→ **Exercise description**
Track down every line below that holds "diagram" and copy it.

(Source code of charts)
-*-*-

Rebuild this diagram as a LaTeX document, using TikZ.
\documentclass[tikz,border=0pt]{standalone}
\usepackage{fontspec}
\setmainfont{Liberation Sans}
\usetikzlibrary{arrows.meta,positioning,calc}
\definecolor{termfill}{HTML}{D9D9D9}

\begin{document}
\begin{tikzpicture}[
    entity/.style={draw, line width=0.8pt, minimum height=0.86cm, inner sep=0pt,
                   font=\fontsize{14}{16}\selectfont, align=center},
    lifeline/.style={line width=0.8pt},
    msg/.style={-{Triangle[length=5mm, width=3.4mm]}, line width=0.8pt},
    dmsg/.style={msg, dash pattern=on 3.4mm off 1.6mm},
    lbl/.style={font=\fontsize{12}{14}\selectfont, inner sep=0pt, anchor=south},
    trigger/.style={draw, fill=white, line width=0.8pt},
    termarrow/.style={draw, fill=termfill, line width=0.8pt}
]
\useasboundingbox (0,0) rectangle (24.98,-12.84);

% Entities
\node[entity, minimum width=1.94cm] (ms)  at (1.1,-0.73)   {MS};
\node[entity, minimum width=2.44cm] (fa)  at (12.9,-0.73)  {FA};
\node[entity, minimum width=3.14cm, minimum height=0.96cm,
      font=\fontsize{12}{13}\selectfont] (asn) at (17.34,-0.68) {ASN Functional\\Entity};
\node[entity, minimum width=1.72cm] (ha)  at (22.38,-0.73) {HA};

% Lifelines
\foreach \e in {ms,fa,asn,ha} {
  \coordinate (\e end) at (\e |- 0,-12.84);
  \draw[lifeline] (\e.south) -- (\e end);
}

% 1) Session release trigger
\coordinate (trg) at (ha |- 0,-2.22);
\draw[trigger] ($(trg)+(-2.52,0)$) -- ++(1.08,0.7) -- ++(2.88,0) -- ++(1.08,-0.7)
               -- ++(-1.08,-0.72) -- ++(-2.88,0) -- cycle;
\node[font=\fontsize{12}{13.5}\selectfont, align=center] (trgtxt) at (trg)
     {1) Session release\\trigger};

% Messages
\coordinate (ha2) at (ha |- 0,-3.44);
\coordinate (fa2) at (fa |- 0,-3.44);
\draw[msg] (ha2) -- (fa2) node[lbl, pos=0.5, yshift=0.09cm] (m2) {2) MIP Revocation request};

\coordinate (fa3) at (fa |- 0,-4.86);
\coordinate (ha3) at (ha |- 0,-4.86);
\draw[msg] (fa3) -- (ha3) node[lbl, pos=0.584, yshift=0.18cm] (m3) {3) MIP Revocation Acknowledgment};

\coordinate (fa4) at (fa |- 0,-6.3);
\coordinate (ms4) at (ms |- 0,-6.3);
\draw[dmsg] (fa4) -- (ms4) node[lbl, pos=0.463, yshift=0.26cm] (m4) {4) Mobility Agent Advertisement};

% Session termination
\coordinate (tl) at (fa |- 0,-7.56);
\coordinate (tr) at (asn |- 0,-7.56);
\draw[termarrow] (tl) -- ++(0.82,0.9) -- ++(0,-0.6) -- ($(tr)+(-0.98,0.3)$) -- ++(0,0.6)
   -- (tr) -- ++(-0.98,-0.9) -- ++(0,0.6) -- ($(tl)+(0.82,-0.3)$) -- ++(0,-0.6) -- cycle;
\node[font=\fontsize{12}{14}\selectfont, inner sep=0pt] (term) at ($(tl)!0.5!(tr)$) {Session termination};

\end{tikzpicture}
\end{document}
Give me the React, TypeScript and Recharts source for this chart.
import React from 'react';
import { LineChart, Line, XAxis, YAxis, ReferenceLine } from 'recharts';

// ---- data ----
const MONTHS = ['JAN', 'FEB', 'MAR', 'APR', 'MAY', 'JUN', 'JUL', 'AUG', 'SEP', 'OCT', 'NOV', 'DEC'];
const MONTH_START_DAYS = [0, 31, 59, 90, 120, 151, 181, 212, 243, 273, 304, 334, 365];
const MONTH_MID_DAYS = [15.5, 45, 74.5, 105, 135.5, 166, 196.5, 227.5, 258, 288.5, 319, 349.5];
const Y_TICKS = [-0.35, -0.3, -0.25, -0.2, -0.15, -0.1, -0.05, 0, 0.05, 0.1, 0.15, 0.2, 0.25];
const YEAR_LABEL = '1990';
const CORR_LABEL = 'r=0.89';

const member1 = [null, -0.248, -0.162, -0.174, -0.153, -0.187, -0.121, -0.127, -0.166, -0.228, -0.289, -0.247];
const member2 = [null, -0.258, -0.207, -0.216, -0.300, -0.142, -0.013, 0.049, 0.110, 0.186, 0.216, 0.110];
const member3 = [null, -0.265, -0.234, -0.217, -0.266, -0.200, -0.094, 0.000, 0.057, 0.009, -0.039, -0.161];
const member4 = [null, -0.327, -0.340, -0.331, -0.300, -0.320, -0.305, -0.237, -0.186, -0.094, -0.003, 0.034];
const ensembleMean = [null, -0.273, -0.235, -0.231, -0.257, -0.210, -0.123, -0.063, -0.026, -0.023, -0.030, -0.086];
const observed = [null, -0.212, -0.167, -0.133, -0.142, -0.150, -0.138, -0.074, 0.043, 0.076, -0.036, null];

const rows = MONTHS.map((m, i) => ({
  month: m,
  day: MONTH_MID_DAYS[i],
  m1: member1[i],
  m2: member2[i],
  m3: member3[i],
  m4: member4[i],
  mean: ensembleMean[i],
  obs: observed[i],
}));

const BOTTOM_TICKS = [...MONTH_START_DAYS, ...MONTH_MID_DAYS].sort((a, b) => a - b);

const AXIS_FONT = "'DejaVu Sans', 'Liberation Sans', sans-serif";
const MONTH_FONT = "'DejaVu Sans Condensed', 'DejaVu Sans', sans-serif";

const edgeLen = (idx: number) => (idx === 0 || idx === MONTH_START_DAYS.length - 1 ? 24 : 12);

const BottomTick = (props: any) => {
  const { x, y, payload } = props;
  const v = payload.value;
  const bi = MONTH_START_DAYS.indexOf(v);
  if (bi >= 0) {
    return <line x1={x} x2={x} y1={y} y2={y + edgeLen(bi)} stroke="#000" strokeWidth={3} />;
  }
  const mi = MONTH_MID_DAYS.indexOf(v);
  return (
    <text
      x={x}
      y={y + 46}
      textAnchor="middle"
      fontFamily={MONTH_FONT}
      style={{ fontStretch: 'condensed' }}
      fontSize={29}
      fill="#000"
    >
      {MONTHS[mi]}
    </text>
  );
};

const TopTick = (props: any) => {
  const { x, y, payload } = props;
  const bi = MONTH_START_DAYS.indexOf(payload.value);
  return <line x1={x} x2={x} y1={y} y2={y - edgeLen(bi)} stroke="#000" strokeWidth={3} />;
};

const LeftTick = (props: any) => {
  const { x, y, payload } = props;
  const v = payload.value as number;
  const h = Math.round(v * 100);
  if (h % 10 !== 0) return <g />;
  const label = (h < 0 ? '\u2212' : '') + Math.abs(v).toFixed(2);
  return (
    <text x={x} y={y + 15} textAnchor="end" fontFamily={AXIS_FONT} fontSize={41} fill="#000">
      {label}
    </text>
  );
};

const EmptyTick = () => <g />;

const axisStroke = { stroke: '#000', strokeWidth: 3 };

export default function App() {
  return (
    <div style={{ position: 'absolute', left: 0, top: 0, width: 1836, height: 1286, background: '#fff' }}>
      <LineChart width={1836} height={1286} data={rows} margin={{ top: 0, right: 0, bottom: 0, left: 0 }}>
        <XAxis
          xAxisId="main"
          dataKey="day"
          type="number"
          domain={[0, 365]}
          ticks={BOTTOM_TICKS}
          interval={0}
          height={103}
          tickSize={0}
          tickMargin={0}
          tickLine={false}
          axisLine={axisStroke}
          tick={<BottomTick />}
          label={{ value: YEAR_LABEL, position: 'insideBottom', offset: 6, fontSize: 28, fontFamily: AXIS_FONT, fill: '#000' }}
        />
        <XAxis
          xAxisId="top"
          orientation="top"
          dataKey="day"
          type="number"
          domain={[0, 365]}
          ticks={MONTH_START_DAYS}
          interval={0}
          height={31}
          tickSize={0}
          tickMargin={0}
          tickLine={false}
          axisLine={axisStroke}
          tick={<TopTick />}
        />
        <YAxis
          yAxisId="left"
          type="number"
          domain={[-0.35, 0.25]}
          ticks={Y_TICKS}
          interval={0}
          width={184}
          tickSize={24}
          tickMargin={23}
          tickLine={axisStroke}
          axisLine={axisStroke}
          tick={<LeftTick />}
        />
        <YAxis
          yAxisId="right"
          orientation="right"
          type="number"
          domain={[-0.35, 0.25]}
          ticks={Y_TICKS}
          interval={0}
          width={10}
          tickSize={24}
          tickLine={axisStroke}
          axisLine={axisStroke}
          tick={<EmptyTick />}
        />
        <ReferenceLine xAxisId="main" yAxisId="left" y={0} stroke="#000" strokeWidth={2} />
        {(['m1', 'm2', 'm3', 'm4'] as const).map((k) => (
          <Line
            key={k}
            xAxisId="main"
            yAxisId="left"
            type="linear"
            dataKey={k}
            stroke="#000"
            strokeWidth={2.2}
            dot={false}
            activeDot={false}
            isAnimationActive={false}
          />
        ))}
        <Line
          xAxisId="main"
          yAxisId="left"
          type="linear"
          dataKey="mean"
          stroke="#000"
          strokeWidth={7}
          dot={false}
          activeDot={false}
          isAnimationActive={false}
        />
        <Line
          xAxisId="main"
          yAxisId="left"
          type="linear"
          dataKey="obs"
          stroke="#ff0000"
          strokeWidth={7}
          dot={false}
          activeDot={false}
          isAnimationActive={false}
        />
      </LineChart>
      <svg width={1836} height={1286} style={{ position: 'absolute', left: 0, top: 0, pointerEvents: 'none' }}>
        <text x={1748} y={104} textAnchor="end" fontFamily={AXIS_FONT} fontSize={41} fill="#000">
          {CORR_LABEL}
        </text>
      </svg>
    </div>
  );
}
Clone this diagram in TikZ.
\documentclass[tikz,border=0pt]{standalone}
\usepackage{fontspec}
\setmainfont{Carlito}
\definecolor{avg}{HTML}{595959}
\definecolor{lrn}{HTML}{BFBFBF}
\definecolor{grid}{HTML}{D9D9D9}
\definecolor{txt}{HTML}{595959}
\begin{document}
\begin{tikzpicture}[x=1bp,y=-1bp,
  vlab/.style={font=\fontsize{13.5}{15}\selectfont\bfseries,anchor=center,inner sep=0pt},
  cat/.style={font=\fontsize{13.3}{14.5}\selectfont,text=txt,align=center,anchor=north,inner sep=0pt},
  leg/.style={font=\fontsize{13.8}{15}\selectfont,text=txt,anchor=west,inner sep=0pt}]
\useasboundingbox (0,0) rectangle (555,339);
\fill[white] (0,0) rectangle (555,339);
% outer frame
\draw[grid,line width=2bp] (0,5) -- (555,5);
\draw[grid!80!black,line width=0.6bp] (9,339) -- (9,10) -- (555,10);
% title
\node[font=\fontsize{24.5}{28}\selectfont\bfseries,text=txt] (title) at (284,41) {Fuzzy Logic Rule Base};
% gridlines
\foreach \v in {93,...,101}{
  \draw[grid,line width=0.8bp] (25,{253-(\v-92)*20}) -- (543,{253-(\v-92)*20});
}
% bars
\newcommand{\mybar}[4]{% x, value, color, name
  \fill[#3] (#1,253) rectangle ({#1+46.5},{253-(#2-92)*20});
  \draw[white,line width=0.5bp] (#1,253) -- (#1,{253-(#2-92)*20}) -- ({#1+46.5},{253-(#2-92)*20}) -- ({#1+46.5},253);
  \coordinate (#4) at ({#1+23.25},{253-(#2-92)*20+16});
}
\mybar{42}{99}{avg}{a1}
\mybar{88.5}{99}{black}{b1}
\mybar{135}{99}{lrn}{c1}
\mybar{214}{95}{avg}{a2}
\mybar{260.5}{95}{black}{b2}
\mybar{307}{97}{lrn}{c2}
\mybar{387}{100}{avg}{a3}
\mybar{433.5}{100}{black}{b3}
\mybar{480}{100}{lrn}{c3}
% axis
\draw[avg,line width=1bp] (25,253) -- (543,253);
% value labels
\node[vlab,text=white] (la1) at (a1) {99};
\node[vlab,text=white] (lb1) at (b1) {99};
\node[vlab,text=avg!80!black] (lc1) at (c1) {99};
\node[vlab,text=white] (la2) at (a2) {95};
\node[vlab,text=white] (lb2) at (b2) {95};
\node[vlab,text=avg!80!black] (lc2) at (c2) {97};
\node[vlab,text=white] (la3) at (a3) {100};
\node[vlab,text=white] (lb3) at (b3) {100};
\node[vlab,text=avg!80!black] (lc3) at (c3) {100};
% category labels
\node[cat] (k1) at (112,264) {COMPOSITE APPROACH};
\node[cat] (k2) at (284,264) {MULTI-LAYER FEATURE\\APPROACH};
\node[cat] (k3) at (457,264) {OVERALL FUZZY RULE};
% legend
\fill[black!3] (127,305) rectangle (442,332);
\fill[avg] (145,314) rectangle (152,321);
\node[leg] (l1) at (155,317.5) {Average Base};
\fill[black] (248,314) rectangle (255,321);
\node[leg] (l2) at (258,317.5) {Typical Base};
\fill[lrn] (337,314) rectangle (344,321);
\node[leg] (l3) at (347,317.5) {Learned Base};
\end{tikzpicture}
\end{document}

-*-*-

→ **Expected answer**
Rebuild this diagram as a LaTeX document, using TikZ.
Clone this diagram in TikZ.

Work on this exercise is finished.